Cars move ordinary men; extraordinary men move cars.

This is the premise of The Goods: Live Hard, Sell Hard, whose remarkably contorted title accurately foreshadows the mighty strains that its players undertake in pursuit of broad farce and mild yuks.


Watch the trailer for The Goods: Live Hard, Sell Hard .

Directed by Neal Brennan, Chappelle’s Show cocreator and writer, The Goods: Et Cetera features Jeremy Piven as Don Ready, car sales yojimbo. When car dealers can’t move their inventory, they turn to the unstoppable Ready and his crack sales team (Ving Rhames, David Koechner, and Kathryn Hahn) to lay on the gimmicks, drum up the hype, and sell that steel in record time.

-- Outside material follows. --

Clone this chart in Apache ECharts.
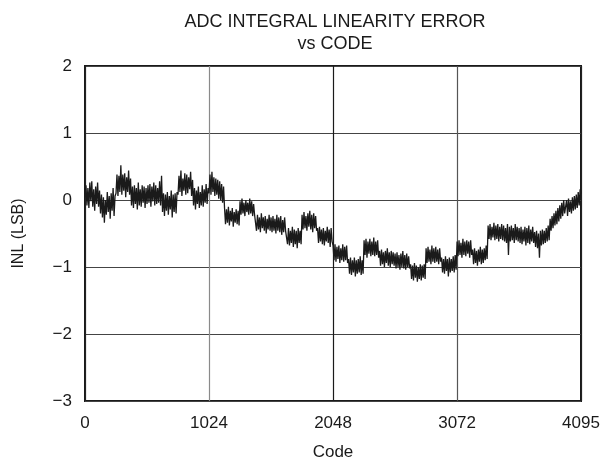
<!DOCTYPE html>
<html>
<head>
<meta charset="utf-8">
<script src="https://cdn.jsdelivr.net/npm/echarts@6/dist/echarts.min.js"></script>
<style>
  html, body { margin: 0; padding: 0; background: #fff; }
  #chart { width: 609px; height: 466px; }
</style>
</head>
<body>
<div id="chart"></div>
<script>
// INL, one value every 8 codes (16 per 128-code block), last one at code 4095
var inl = [
  0.04, 0.22, -0.08, 0.18, -0.12, 0.26, -0.02, 0.28, -0.1, 0.16, -0.16, 0.2, -0.06, 0.26, -0.1, 0.14,
  -0.2, 0.08, -0.26, 0.04, -0.34, 0.0, -0.22, 0.12, -0.18, 0.06, -0.28, 0.1, -0.16, 0.18, -0.24, 0.06,
  0.1, 0.38, 0.06, 0.36, 0.12, 0.52, 0.08, 0.38, 0.14, 0.4, 0.04, 0.34, 0.12, 0.44, 0.08, 0.32,
  -0.08, 0.2, -0.12, 0.22, -0.06, 0.18, -0.14, 0.26, -0.08, 0.16, -0.1, 0.22, -0.04, 0.2, -0.12, 0.18,
  -0.06, 0.22, -0.04, 0.24, -0.1, 0.2, -0.02, 0.26, -0.08, 0.22, -0.06, 0.18, -0.04, 0.28, -0.08, 0.36,
  -0.18, 0.1, -0.24, 0.08, -0.16, 0.12, -0.22, 0.06, -0.14, 0.14, -0.26, 0.08, -0.18, 0.1, -0.2, 0.12,
  0.08, 0.36, 0.12, 0.44, 0.06, 0.32, 0.14, 0.4, 0.08, 0.38, 0.1, 0.34, 0.16, 0.42, 0.06, 0.3,
  -0.08, 0.18, -0.14, 0.14, -0.06, 0.2, -0.12, 0.12, -0.08, 0.22, -0.1, 0.16, -0.04, 0.24, -0.06, 0.18,
  0.1, 0.38, 0.08, 0.42, 0.12, 0.34, 0.06, 0.32, 0.08, 0.3, 0.02, 0.28, 0.0, 0.24, -0.04, 0.2,
  -0.12, -0.36, -0.14, -0.34, -0.1, -0.38, -0.16, -0.32, -0.12, -0.4, -0.18, -0.34, -0.14, -0.36, -0.16, -0.38,
  -0.02, -0.22, 0.02, -0.2, -0.04, -0.24, 0.0, -0.18, -0.04, -0.22, 0.02, -0.2, -0.02, -0.24, -0.06, -0.22,
  -0.24, -0.46, -0.22, -0.44, -0.26, -0.48, -0.2, -0.42, -0.26, -0.46, -0.24, -0.5, -0.28, -0.44, -0.22, -0.46,
  -0.26, -0.48, -0.24, -0.46, -0.28, -0.5, -0.22, -0.46, -0.26, -0.48, -0.24, -0.52, -0.3, -0.48, -0.26, -0.46,
  -0.44, -0.66, -0.42, -0.68, -0.46, -0.64, -0.4, -0.7, -0.44, -0.66, -0.46, -0.72, -0.42, -0.64, -0.46, -0.66,
  -0.22, -0.44, -0.18, -0.42, -0.24, -0.46, -0.2, -0.4, -0.16, -0.44, -0.22, -0.48, -0.2, -0.42, -0.24, -0.46,
  -0.42, -0.64, -0.4, -0.62, -0.44, -0.66, -0.42, -0.68, -0.46, -0.62, -0.4, -0.64, -0.44, -0.7, -0.42, -0.62,
  -0.68, -0.9, -0.66, -0.92, -0.7, -0.88, -0.68, -0.94, -0.72, -0.9, -0.66, -0.92, -0.7, -0.9, -0.68, -0.94,
  -0.88, -1.1, -0.86, -1.12, -0.9, -1.08, -0.86, -1.14, -0.9, -1.1, -0.88, -1.08, -0.84, -1.12, -0.9, -1.1,
  -0.6, -0.82, -0.58, -0.86, -0.62, -0.8, -0.58, -0.84, -0.62, -0.82, -0.56, -0.84, -0.62, -0.82, -0.6, -0.86,
  -0.76, -0.98, -0.74, -0.96, -0.78, -1.0, -0.76, -0.94, -0.72, -0.98, -0.78, -1.0, -0.76, -0.96, -0.78, -0.98,
  -0.8, -1.02, -0.78, -1.0, -0.82, -1.04, -0.8, -1.0, -0.76, -1.02, -0.82, -1.04, -0.8, -1.0, -0.84, -1.02,
  -0.96, -1.18, -0.98, -1.2, -0.94, -1.16, -0.98, -1.22, -1.0, -1.18, -0.96, -1.2, -0.98, -1.16, -0.96, -1.18,
  -0.72, -0.94, -0.7, -0.92, -0.74, -0.96, -0.68, -0.92, -0.72, -0.94, -0.7, -0.92, -0.74, -0.96, -0.72, -0.92,
  -0.86, -1.08, -0.88, -1.1, -0.84, -1.06, -0.88, -1.14, -0.86, -1.08, -0.88, -1.06, -0.84, -1.08, -0.82, -1.04,
  -0.62, -0.84, -0.6, -0.82, -0.64, -0.86, -0.58, -0.82, -0.62, -0.84, -0.6, -0.8, -0.62, -0.86, -0.6, -0.82,
  -0.74, -0.96, -0.72, -0.94, -0.76, -0.98, -0.74, -0.92, -0.7, -0.96, -0.74, -0.94, -0.72, -0.9, -0.68, -0.88,
  -0.38, -0.58, -0.36, -0.6, -0.4, -0.56, -0.34, -0.6, -0.38, -0.58, -0.36, -0.62, -0.4, -0.58, -0.36, -0.6,
  -0.38, -0.62, -0.42, -0.64, -0.36, -0.82, -0.4, -0.62, -0.38, -0.6, -0.42, -0.64, -0.36, -0.6, -0.4, -0.62,
  -0.42, -0.64, -0.4, -0.66, -0.44, -0.62, -0.4, -0.68, -0.42, -0.64, -0.38, -0.66, -0.44, -0.62, -0.4, -0.64,
  -0.48, -0.7, -0.46, -0.72, -0.5, -0.86, -0.46, -0.68, -0.44, -0.66, -0.46, -0.64, -0.42, -0.62, -0.38, -0.6,
  -0.28, -0.46, -0.24, -0.42, -0.2, -0.38, -0.16, -0.36, -0.12, -0.32, -0.08, -0.28, -0.04, -0.24, 0.0, -0.2,
  -0.22, 0.0, -0.24, 0.02, -0.18, -0.02, -0.2, 0.04, -0.16, 0.06, -0.14, 0.08, -0.12, 0.12, -0.08, 0.16,
  0.1
];
var codeStep = 8;
var lastCode = 4095;
var xTicks = [0, 1024, 2048, 3072, 4095];

var points = inl.map(function (v, i) {
  var code = i * codeStep;
  if (code > lastCode) code = lastCode;
  return [code, v];
});

var font = 'Liberation Sans, Arial, sans-serif';
var chart = echarts.init(document.getElementById('chart'));
chart.setOption({
  animation: false,
  title: {
    text: 'ADC INTEGRAL LINEARITY ERROR\nvs CODE',
    left: 330,
    top: 6,
    textAlign: 'center',
    textStyle: { fontFamily: font, fontSize: 18, fontWeight: 'normal', color: '#1a1a1a', lineHeight: 22 }
  },
  grid: {
    left: 85, right: 28, top: 66, bottom: 64,
    show: true, borderColor: '#1a1a1a', borderWidth: 2
  },
  xAxis: {
    type: 'value',
    min: 0, max: lastCode, interval: 1024,
    name: 'Code', nameLocation: 'middle', nameGap: 43,
    nameTextStyle: { fontFamily: font, fontSize: 17, color: '#1a1a1a' },
    axisLine: { show: false },
    axisTick: { show: false, customValues: xTicks },
    axisLabel: {
      customValues: xTicks, margin: 14, fontFamily: font, fontSize: 17, color: '#1a1a1a',
      formatter: function (v) { return String(v); }
    },
    splitLine: { show: true, lineStyle: { color: ['#222', '#8a8a8a', '#1a1a1a', '#555', '#222'], width: 1.2 } }
  },
  yAxis: {
    type: 'value',
    min: -3, max: 2, interval: 1,
    name: 'INL (LSB)', nameLocation: 'middle', nameGap: 58,
    nameTextStyle: { fontFamily: font, fontSize: 16, color: '#1a1a1a' },
    axisLine: { show: false },
    axisTick: { show: false },
    axisLabel: {
      margin: 13, fontFamily: font, fontSize: 17, color: '#1a1a1a',
      formatter: function (v) { return String(v).replace('-', '\u2212'); }
    },
    splitLine: { show: true, lineStyle: { color: '#444', width: 1.2 } }
  },
  series: [{
    type: 'line',
    data: points,
    showSymbol: false,
    lineStyle: { color: '#1a1a1a', width: 1.3 }
  }]
});
</script>
</body>
</html>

Blisteringly intense on the job, partying hard during their off-hours, Ready and his crew are like a veteran bar band, working the club circuit with energy, if not genuine enthusiasm.

The movie finds them masterminding the Independence Day Weekend sale at Selleck Motors in Temecula, California. Little does Ready suspect (although the audience is telegraphed well in advance) that this is the gig that will challenge the master manipulator’s skills, luck, and—swoon!—heart.

Despite the aggressively crude improvisations of the ensemble (interspersed with numerous cameos by actors from other movies that are kind of like this one, only about stepbrothers or role models, instead of car salesmen), The Goods: Confusing Subtitle is curiously old-fashioned. The unprintable 12-letter epithet flows like water, but the movie is fundamentally sentimental rather than dirty or shocking.

Piven gives a committed and appropriately manic performance as the road warrior approaching a personal roadblock. His romance with the dealership’s Ivy Selleck (winsome Jordana Spiro) is a bit hard to watch because Ready’s unshaven, sweaty machismo implies terminal BO, but Piven brings an interesting level of pain and wisdom to a character that producer Will Ferrell would have played as a clueless boob.

As a comedy, the movie has about three laughs and a few chuckles, so it barely makes it on the percentages. But as a Piven showcase, it’s as good as Smokin’ Aces.